Housakos, Cowan and Carignan were accused of having a conflict of interest for setting up a process that could end up helping them.

It was two weeks ago that Housakos announced former Supreme Court justice Ian Binnie as the special arbitrator to oversee spending disputes between senators and the auditor general.

Housakos said he repaid the money he didn’t want any questions about the “integrity of the process or the manner in which it was implemented.”

Cowan, too, denied any conflict of interest, saying he continues to “respectfully disagree” with Ferguson’s claim that three trips to Toronto in 2011 were for personal events, rather than parliamentary business.

“I have taken this action solely to remove any lingering perceptions about the integrity of the arbitration process.”

Ferguson’s audit, which singles out nearly $1 million in problematic spending by 30 senators, is scheduled to be released Tuesday.

Already, nine senators have had their files referred to the RCMP for a criminal review.
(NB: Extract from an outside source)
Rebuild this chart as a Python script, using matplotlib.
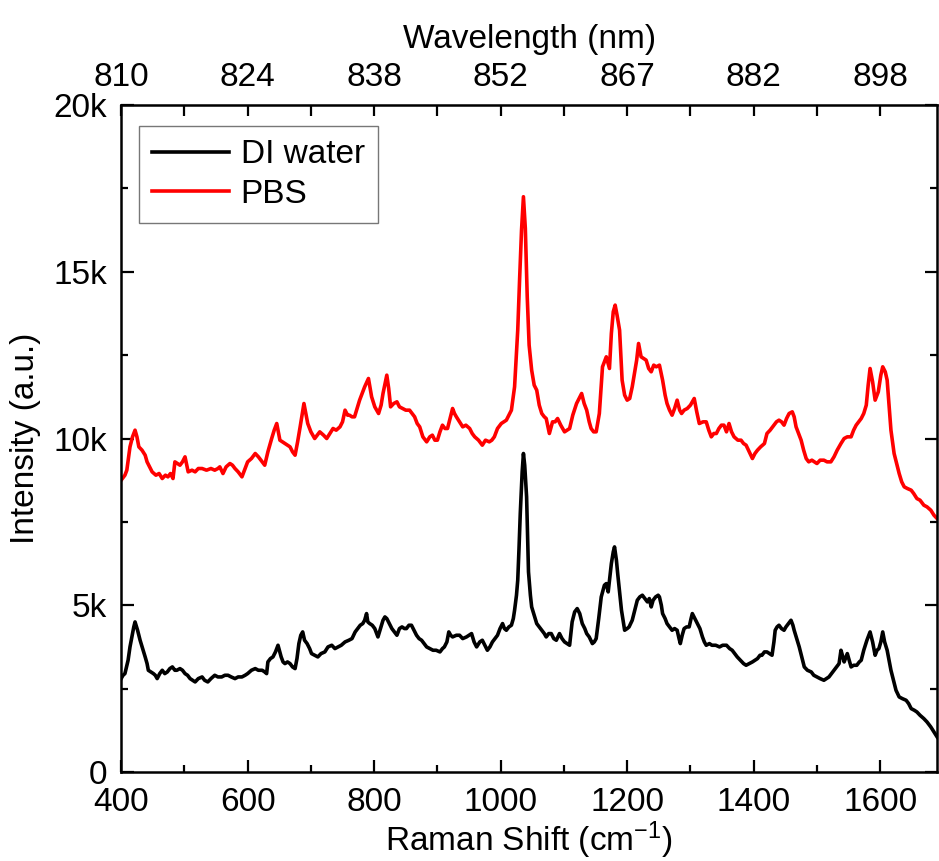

A further 21 senators — Cowan, Carignan and Housakos among them — have been flagged with problematic claims.

Ferguson’s report calls on the Senate to create an independent body to oversee spending so senators are no longer policing their peers.

The report, a copy of which was reviewed by The Canadian Press, calls for “transformational change” in Senate spending, and urges senators to act quickly on the recommendations.